К столетию Малого театра

Октябрьская революция справедливо представляется нам как колоссальный разрыв с прошлым. Она не только окончательно добила самодержавие и сбросила с народа цепи капитализма, но одновременно с этим в огромной мере обесценила все виды либерализма и народничества. Невольно спрашиваешь себя, можно ли признать хотя какую–нибудь преемственность Октябрьской революции по отношению к революционным и оппозиционным движениям русского общества в прошлом (кроме, конечно, четвертьвековой истории нашей партии).

Мы, как марксисты, прекрасно знаем естественную ограниченность программ различных групп, выдвигавшихся в различные эпохи в качестве носителей передового сознания страны.

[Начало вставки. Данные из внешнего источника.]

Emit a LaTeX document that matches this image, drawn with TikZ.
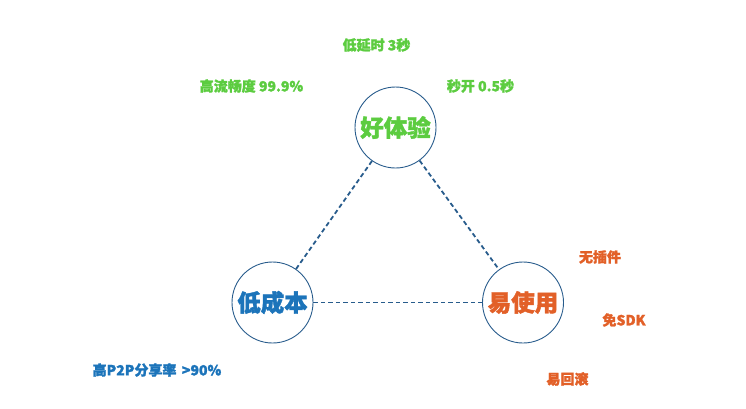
\documentclass[tikz,border=0pt]{standalone}
\usepackage{fontspec}
\setmainfont{Noto Sans CJK SC}[FakeBold=1.6]
\definecolor{gtxt}{RGB}{92,204,64}
\definecolor{btxt}{RGB}{28,116,186}
\definecolor{otxt}{RGB}{226,96,40}
\definecolor{ring}{RGB}{40,92,140}
\begin{document}
\begin{tikzpicture}[x=1pt,y=-1pt,
  circ/.style={circle,draw=ring,line width=0.9pt,minimum size=81pt,inner sep=0pt,font=\bfseries\fontsize{23.5}{25}\selectfont},
  lbl/.style={font=\bfseries\fontsize{14}{15}\selectfont,inner sep=0pt},
  link/.style={draw=ring,line width=1.8pt,dash pattern=on 4.5pt off 3pt}]
\useasboundingbox (0,0) rectangle (746,408);
\node[circ,text=gtxt] (good) at (395.5,127.5) {好体验};
\node[circ,text=btxt] (cheap) at (272.5,302.5) {低成本};
\node[circ,text=otxt] (easy) at (523,302.5) {易使用};
\path[link] (good) -- (cheap);
\path[link] (good) -- (easy);
\path[link] (cheap) -- (easy);
\node[lbl,text=gtxt] (l1) at (376.5,45) {低延时 3秒};
\node[lbl,text=gtxt] (l2) at (251.5,86) {高流畅度 99.9\%};
\node[lbl,text=gtxt] (l3) at (480.5,86) {秒开 0.5秒};
\node[lbl,text=btxt] (l4) at (157,370) {高P2P分享率 \,>90\%};
\node[lbl,text=otxt] (l5) at (600,257) {无插件};
\node[lbl,text=otxt] (l6) at (624,320) {免SDK};
\node[lbl,text=otxt] (l7) at (567.5,379) {易回滚};
\end{tikzpicture}
\end{document}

Мы можем иной раз весьма иронически критиковать не только убогую половинчатость правых декабристов, но и сумбурную недоговоренность и недоразумения их левого крыла; мы можем указывать грубейшие ошибки всей социологической концепции людей сороковых годов, всех основ их миросозерцания; мы можем видеть заблуждения народников и народовольцев и перечислить ошибки самого великого Чернышевского — и тем не менее я склонен думать, что на заявление какого–нибудь современного эсера или кадета, будто он является наследником этих эпох, а мы какими–то приблудными сынами и при этом непочтительнейшими из хамов, мы можем ответить, что именно он есть жалкий выродок весьма почтенных отцов и дедов, что именно мы, — может быть, не прямые, а приемные сыновья лучших традиций русской революции, — не только восстановили их настоящий смысл, но сумели отбросить шлаки, раскалить, огнем очистить подлинный металл, который в них содержался, и развернуть над Кремлем и Зимним дворцом наше красное знамя, дав, таким образом, победу самому лучшему и прочному, что было у декабристов, революционеров–идеалистов или народников.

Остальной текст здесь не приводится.